I have a 1975 classic Hatteras motor yacht and a couple breakers want to trip when under a regular load I think I need to replace them I'm thinking of getting new ones from Sam's because they're not normal circuit breakers is this a normal experience with old circuit breakers or should I be looking for something else

While breakers can go bad or get weak, I'd probably suggest clamping an amp meter on the wires and see what the circuit is actually pulling. Breakers are NOT cheap and it sucks to replace them and have the same problem. Verify that the amp pull is actually 'normal' before you start pulling stuff out. Could very easily be bad wiring or bad appliances somewhere.
 
Do the same breakers trip on the generator? If not you could have either low voltage or undersized conductors feed shore power. If volts go down amps go up (load is gonna pull load no matter what) and that will trip a breaker that is just doing what designed to do. Not saying that is what it is but something to be verified.
 
I’ve only had it happen to me once. But the same circuit kept tripping and tripping and tripping. I did contact Sam’s and order a new one and that seems to have taken care of the issue for the last five years.
 
Which breaker ? Individual circuit or a master ? Have you checked the load on the circuit? What was on?

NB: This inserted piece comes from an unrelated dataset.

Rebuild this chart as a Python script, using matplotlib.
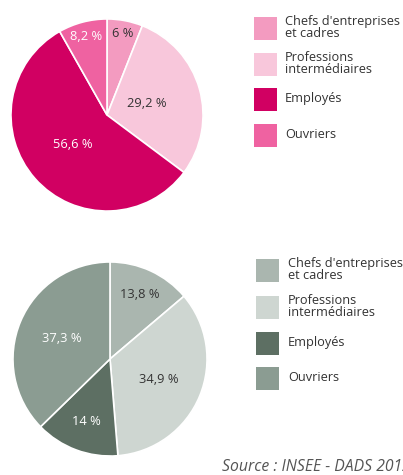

Yes it could be the breaker but it could also be an issue on that circuit.
 
I second everyone's thoughts that a bad breaker is usually not the issue. I had a breaker that would open whenever I would run the water heater, but only on shore power. Turned out that the PO had put in a 2000 watt element instead of a 1500 watt element (which is what the WH was designed for). In any event, the 2000 watt element put the amps right at the threshold and the breaker would open at my dock, but not at the PO's dock, nor while on generator. I replaced it with a 1500 watt element and all is fine. Short version, before you replace the breaker, confirm that it is broken.:)
 
Another tidbit that I learned from that ordeal is that breakers are designed to stay closed with 80% of their load. For example, a 20 amp breaker can carry 16 amps all day, not 20 amps. It can handle surges to 20 amps, but only briefly. My WH would stay on for 15 seconds or so, then the breaker would open.
 
Another tidbit that I learned from that ordeal is that breakers are designed to stay closed with 80% of their load. For example, a 20 amp breaker can carry 16 amps all day, not 20 amps. It can handle surges to 20 amps, but only briefly. My WH would stay on for 15 seconds or so, then the breaker would open.

That is exactly how they work.
 
Also, if this is a breaker that is a master feeding a ships service panel, it may be set up as a ground fault. I know that the 1978 boats had this, not sure about 1975. IF you have the white breakers next to the four pole ships service breakers, then that is a ground fault and those do go bad.
 
Thanks for the responses,good info
 
To date I've replaced three on my boat. They DO get tired, but I second the previous advise to make sure it's actually the breaker.